Scan the material below for the string "with", and copy every line where it shows up.

— start of Input rows —

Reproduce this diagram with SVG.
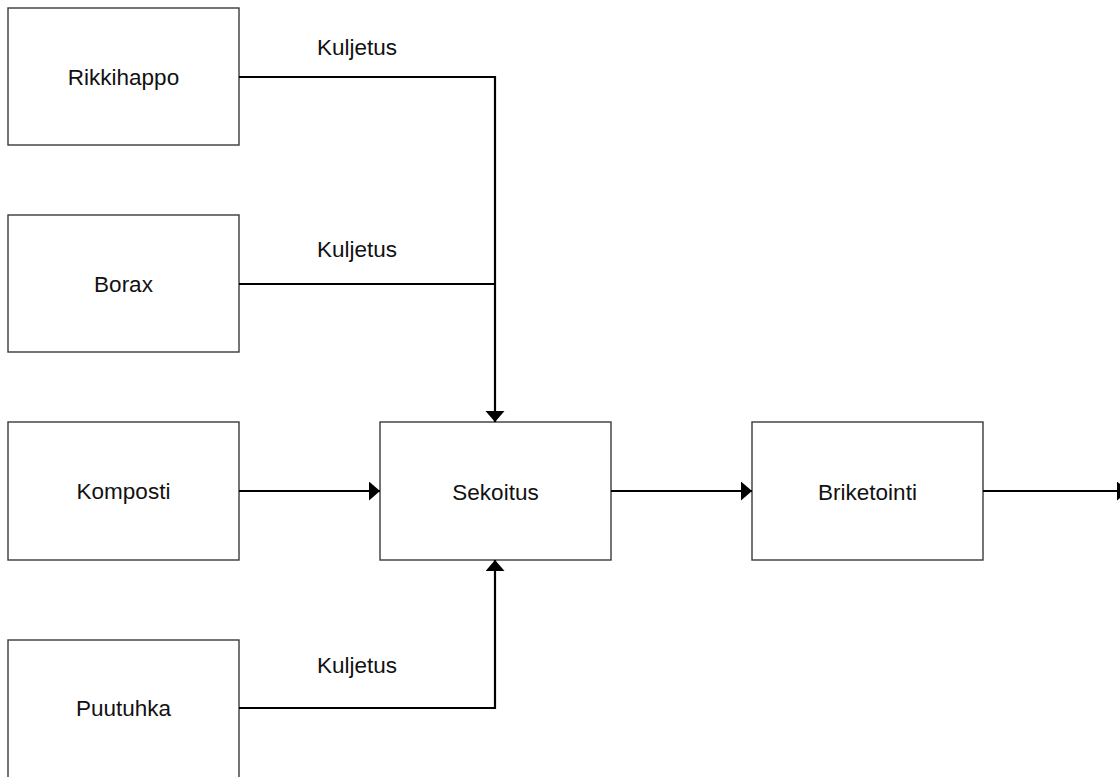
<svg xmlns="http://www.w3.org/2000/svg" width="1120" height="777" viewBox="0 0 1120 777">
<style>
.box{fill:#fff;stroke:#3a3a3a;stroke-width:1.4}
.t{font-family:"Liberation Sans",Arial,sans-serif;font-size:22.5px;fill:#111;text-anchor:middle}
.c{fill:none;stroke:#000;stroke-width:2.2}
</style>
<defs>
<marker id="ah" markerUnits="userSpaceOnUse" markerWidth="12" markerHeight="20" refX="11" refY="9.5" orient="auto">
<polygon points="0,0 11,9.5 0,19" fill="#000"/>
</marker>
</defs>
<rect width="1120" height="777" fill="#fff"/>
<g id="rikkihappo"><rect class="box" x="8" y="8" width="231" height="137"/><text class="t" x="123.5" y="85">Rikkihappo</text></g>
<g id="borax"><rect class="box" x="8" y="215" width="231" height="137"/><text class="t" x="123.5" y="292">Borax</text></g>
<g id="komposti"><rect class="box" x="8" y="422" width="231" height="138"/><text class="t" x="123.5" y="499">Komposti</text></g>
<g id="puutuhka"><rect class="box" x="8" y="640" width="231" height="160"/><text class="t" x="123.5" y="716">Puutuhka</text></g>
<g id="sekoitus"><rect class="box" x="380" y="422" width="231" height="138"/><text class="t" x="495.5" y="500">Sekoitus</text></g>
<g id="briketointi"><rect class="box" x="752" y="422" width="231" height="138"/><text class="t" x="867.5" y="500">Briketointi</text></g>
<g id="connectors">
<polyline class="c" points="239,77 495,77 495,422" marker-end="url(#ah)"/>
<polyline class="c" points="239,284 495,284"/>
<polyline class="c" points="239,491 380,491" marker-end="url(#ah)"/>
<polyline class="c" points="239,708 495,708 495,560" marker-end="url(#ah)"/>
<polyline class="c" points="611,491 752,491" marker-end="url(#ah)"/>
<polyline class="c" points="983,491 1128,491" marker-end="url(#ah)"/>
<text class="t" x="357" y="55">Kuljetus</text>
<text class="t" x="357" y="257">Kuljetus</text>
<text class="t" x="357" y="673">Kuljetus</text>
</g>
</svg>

— end of Input rows —
— start of Input rows —

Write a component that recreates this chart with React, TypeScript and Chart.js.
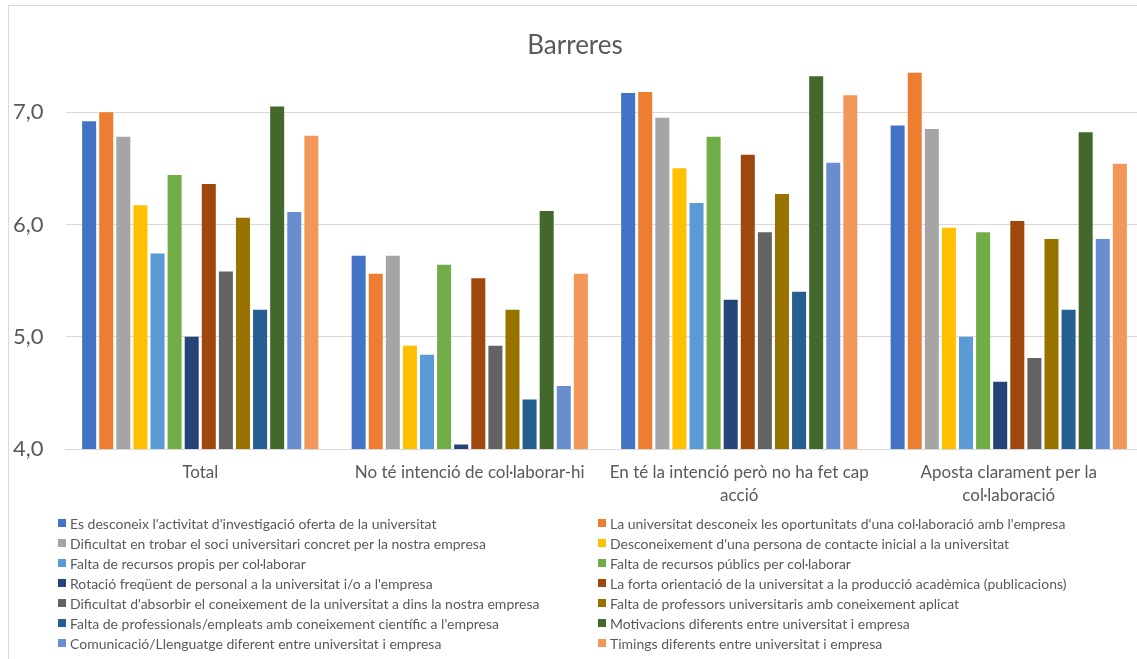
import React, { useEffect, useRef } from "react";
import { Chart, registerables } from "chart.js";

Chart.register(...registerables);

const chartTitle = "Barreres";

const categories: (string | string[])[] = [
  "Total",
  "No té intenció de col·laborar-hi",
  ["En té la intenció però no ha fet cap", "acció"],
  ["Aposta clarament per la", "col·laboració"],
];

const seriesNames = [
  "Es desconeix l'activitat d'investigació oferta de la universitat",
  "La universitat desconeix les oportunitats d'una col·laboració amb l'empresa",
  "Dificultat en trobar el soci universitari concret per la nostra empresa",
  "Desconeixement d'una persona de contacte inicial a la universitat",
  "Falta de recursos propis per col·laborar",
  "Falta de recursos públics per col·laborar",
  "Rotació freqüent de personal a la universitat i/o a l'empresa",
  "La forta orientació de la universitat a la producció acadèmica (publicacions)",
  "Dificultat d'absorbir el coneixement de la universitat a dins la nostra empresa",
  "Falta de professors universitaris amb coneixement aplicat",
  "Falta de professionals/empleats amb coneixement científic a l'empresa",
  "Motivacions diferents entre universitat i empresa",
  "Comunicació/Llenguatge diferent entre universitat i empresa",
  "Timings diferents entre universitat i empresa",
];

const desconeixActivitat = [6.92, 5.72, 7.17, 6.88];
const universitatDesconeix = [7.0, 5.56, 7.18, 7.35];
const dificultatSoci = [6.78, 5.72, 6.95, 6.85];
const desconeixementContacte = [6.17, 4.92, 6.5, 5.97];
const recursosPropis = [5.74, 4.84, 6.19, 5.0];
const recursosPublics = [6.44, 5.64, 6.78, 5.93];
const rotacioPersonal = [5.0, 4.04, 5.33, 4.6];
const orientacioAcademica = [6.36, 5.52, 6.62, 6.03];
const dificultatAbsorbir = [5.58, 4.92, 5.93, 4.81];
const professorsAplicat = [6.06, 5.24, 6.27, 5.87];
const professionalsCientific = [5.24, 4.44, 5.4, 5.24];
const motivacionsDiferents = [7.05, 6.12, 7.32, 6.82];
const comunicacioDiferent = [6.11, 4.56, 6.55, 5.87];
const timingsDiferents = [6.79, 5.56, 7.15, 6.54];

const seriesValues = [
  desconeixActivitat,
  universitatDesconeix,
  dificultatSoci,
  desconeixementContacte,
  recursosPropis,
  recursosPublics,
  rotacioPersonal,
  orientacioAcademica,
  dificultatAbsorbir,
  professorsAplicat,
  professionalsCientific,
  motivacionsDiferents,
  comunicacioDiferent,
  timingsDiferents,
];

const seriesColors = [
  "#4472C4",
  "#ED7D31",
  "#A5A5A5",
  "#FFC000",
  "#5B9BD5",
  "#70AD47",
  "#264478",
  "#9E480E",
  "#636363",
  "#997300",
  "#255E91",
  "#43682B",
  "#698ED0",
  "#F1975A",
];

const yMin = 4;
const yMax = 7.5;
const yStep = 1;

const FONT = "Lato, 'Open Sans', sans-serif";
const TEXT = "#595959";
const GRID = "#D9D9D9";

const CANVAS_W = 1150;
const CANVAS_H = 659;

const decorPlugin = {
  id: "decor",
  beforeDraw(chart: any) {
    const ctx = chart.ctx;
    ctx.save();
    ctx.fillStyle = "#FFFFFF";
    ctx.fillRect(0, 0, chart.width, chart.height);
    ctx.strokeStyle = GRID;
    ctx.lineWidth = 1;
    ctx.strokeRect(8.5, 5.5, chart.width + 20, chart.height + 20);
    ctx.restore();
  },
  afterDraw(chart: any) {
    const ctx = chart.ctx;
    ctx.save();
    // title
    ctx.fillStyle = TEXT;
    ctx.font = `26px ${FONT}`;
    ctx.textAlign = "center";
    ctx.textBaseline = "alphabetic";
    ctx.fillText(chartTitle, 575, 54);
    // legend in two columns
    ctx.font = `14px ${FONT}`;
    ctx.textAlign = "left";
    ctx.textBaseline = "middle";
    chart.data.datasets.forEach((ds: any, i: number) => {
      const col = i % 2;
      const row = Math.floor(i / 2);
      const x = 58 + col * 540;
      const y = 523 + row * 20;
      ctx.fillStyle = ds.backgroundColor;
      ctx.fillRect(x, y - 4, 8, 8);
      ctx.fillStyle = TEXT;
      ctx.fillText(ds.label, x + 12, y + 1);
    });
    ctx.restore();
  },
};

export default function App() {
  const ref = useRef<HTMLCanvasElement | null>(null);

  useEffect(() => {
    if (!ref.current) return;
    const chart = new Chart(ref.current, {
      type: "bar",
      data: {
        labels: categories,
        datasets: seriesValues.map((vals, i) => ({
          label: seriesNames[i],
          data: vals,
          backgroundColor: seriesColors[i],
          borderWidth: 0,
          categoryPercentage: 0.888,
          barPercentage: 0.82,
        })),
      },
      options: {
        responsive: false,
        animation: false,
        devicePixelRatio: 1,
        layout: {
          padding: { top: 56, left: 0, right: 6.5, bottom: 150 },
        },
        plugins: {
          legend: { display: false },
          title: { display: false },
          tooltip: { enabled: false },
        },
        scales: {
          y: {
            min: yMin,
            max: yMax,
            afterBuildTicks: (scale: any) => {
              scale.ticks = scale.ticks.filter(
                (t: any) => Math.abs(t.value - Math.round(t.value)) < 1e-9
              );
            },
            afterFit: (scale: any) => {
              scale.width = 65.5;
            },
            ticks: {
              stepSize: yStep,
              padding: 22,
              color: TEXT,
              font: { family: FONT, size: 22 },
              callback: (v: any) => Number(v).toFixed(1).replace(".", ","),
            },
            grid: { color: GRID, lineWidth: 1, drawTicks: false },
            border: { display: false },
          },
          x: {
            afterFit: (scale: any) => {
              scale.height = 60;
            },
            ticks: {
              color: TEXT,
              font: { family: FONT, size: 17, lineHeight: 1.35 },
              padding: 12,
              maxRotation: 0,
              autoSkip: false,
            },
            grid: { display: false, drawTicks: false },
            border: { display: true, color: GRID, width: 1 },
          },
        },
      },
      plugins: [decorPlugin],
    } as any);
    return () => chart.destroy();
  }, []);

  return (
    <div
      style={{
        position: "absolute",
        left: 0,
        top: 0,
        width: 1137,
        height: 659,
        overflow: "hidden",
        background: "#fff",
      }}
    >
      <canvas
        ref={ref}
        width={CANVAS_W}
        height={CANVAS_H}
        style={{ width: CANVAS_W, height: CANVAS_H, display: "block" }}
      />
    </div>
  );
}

— end of Input rows —

> **Finished task**:
Reproduce this diagram with SVG.
Write a component that recreates this chart with React, TypeScript and Chart.js.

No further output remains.